Plug Power (PLUG, Financial) continues to experience a turbulent 2025, with its stock price currently standing at $0.7804, reflecting a 1.8% drop. This is part of a prolonged downward trend, as highlighted by the 63.36% year-to-date decline in its stock value. Despite the stock's volatility and recent challenges, forecasts suggest a brighter future.
In a bid to turn the tide, Plug Power has strategically aligned itself with STEF, forming a partnership to implement their GenKey hydrogen fuel cell solutions at two of STEF's cold-storage locations. This collaboration, which involves notable partners like Toyota Material Handling Europe, underscores Plug Power’s commitment to expanding its hydrogen ecosystem across Europe.
The completion of a new hydrogen liquefaction plant in Louisiana, managed through its Hidrogenii venture with Olin, marks a significant step forward. This facility, with a 15-ton-per-day capacity, aims to meet the hydrogen needs of their material handling clients, reducing reliance on external suppliers.
Financially, Plug Power has made decisive moves by securing $525 million in debt financing in April, strengthening their cash position without further diluting shares in 2025. This has allayed some investor concerns regarding cash flow issues and potential dilution, with net cash usage in the first quarter already down to $142 million from $268 million in the previous quarter.
Revenue expectations are optimistic, with projections for the first quarter ranging from $130 million to $134 million, a 10% increase from the previous year. Second-quarter forecasts ranging between $140 million and $180 million anticipate a 12% growth year-over-year. These figures provide a potential catalyst for recovery, especially as the company seeks to cut costs, boost hydrogen production, and adjust pricing strategies.
With a strong foundation laid, Plug Power is focused on leveraging its opportunities to navigate through current market challenges. However, it's crucial for investors to consider Plug Power's financials, particularly the severe warning signs that remain. The company shows poor financial strength, evidenced by a distressing Altman Z-Score of -3.76, indicating a possible bankruptcy risk within two years.

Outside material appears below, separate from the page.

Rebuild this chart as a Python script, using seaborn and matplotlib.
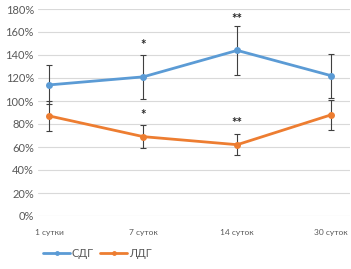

Despite these challenges, there are positives, such as Plug Power’s position being close to a 10-year low in terms of price-to-book (PB) and price-to-sales (PS) ratios, suggesting potential undervaluation. Nonetheless, investors need to weigh these factors alongside Plug Power’s valuation indicated by the GF Value of $4.74, which suggests the stock might be a potential value trap.
In summary, while Plug Power has made commendable strides in partnerships and operational efficiency, the road to full recovery and profitability remains challenging. Investors should proceed with caution, considering both the company's growth initiatives and its current financial health.